Now, 11 months after Trump made his racist comments against Mexican immigrants, a political group in Los Angeles wants to reclaim Trumps offensive characterizations.
At least 600 demonstrators who attended the May Day rallies in Los Angeles on Sunday wore the “I’m a dealer” t-shirts, handed out for free by the immigrant rights group CHIRLA Action Fund.
“I’m a dealer of change. I’m Latino and I vote,” reads the back of the shirt.
“We’re embracing Donald Trump’s words and using them against him,” Colin told Fusion shortly after the May Day rally ended in Los Angeles.
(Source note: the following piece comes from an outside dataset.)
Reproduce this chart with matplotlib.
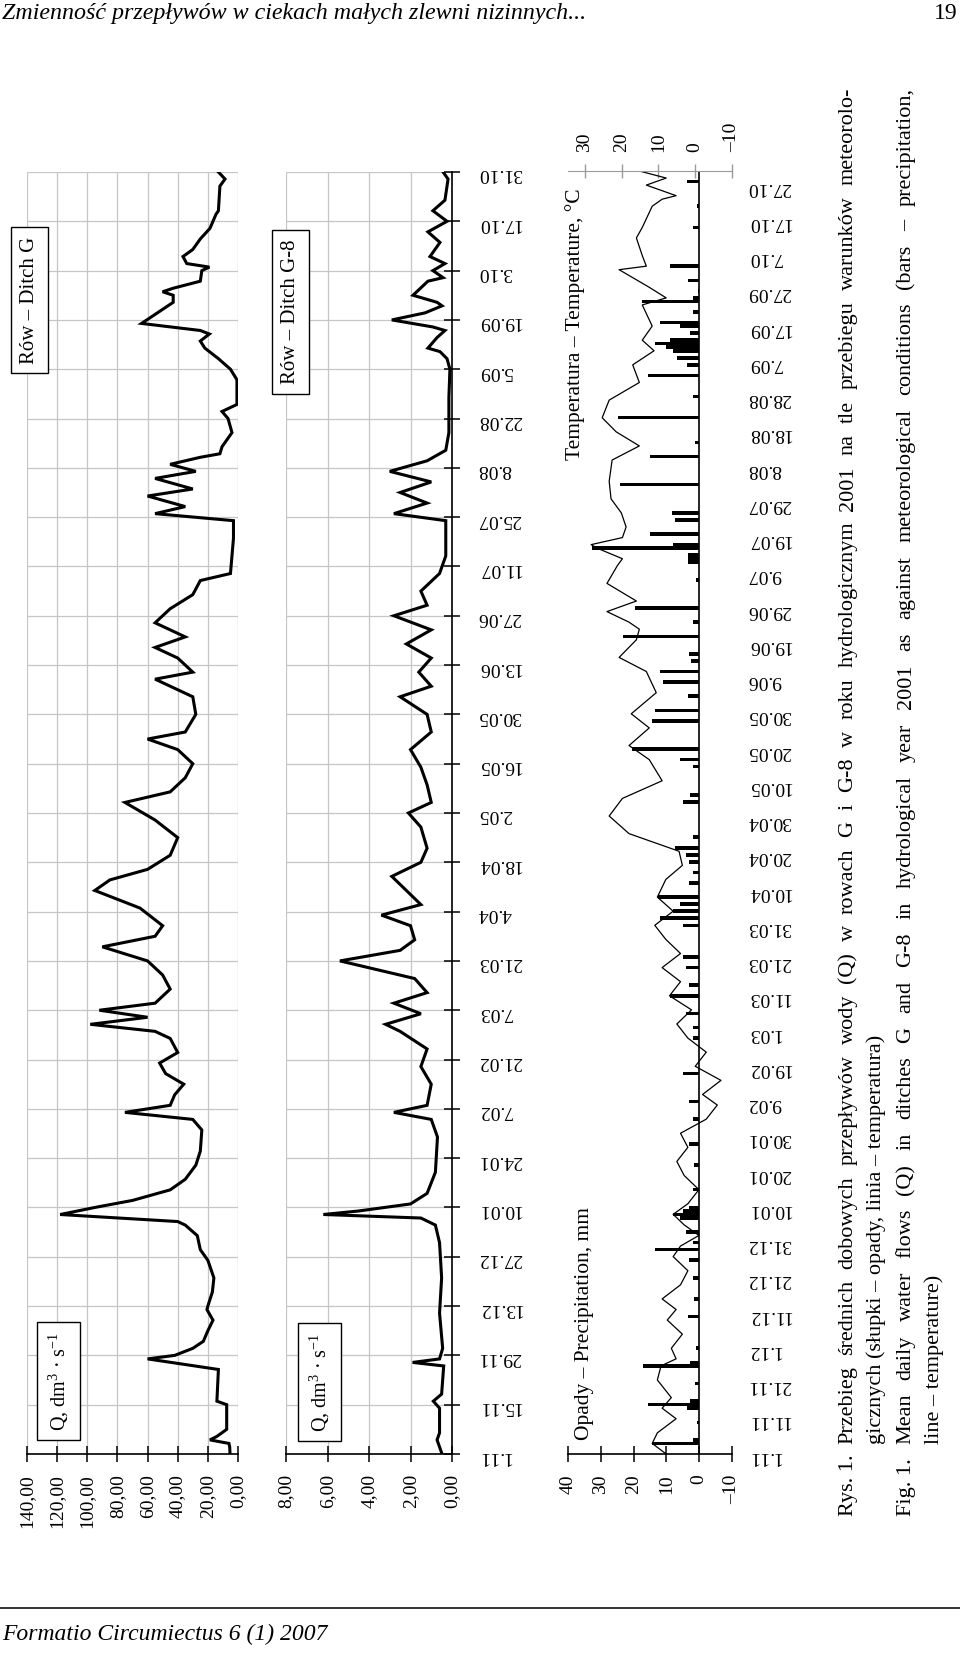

“The campaign is meant to turn ignorance around,” said Colin.
Colin’s group is also embracing Trump’s rhetoric to get eligible voters to commit to voting. “If you’re an eligible voter, the idea is you commit to voting,” said Colin. “If you can’t vote, we want people to commit to mobilizing their friends and neighbors to go to polls.”
So far the frustration with Trump seems to be compelling more Latinos to register to vote.
Latinos in California nearly doubled their rate of voter registrations in the first three months of the year compared to 2012, according to an analysis of government data by the Capitol Weekly, a publication published by UC Center Sacramento and the University of California, Berkeley Graduate School of Journalism. The same study found voters between the age of 25 and 30 have seen a 161% increase in voter registrations, nearly tripling the number of Democrats in the state.
Colin said the shirts handed out at the May Day rally were paid for by the organization. CHIRLA Action Fund also sells custom t-shirts online that tie provocative slogans with different profession. “I’m a killer…a killer of fires. I’m a fireman and I’m Latino,” reads one of the t-shirts.
California holds its presidential primary on June 7, 2016.